Dreams, it says. And in it there’s all my silver coins that I’ve collected, the change from shopping trips and lucky parking lot finds that needed a home somewhere. It’s not a lot of money, and it’s not a fancy home, but I like having it there.
I don’t know what I’ll spend that money on, or when I’ll finally have enough to buy something worth having. It might be something as simple as a loaf of bread in college, or something as wonderfully fancy as a wedding dress. I might send it with a missionary to Africa, or use it to buy a ticket there myself.
My dreams have always meant a lot to me, obviously, but the trouble is, what’s in a dream? A dream is nothing until it’s brought into reality. Recently I realized that that takes a great deal of bankrolling, or at least in most cases it does, and so the little jar came to be.
Today, I invested in the future.
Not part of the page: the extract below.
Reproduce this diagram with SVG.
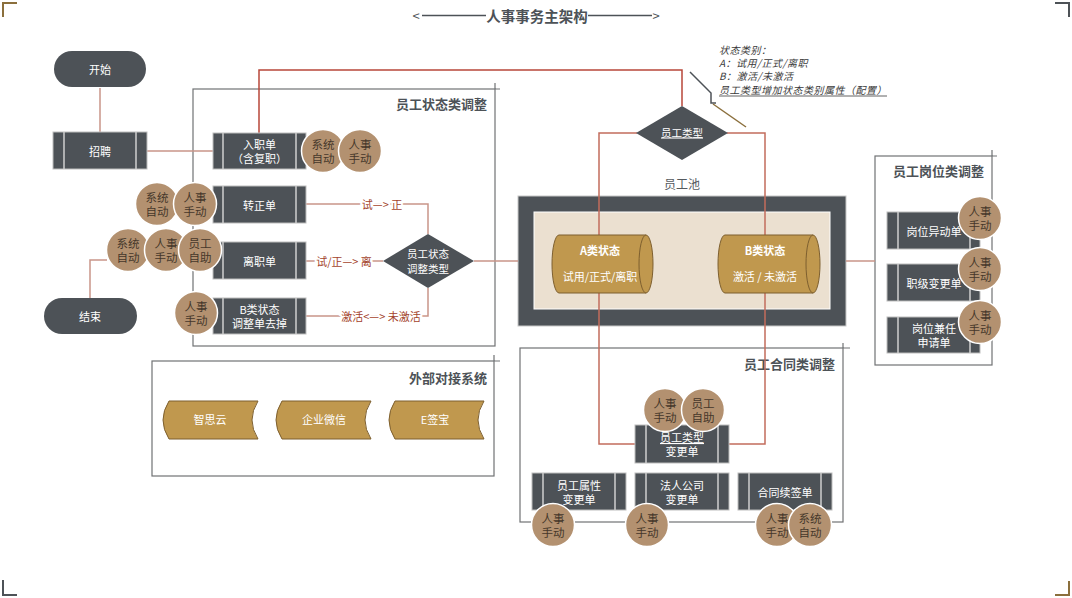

I don’t know what it will bring, or what part that dime and nickel will play. I don’t know if it will help pay for my prom dress, or buy my little cousin a book that will change her life. All I know is that’s it’s there, in the jar, with all my hope and faith that something wonderful will happen and give purpose to it and to me.
Even though I’m too old for fairy tales, today I invested in a happy ending. Even though I’m too skeptical to trust in what I can’t see, today I invested in faith. And even though it was only fifteen cents, today I invested in dreams.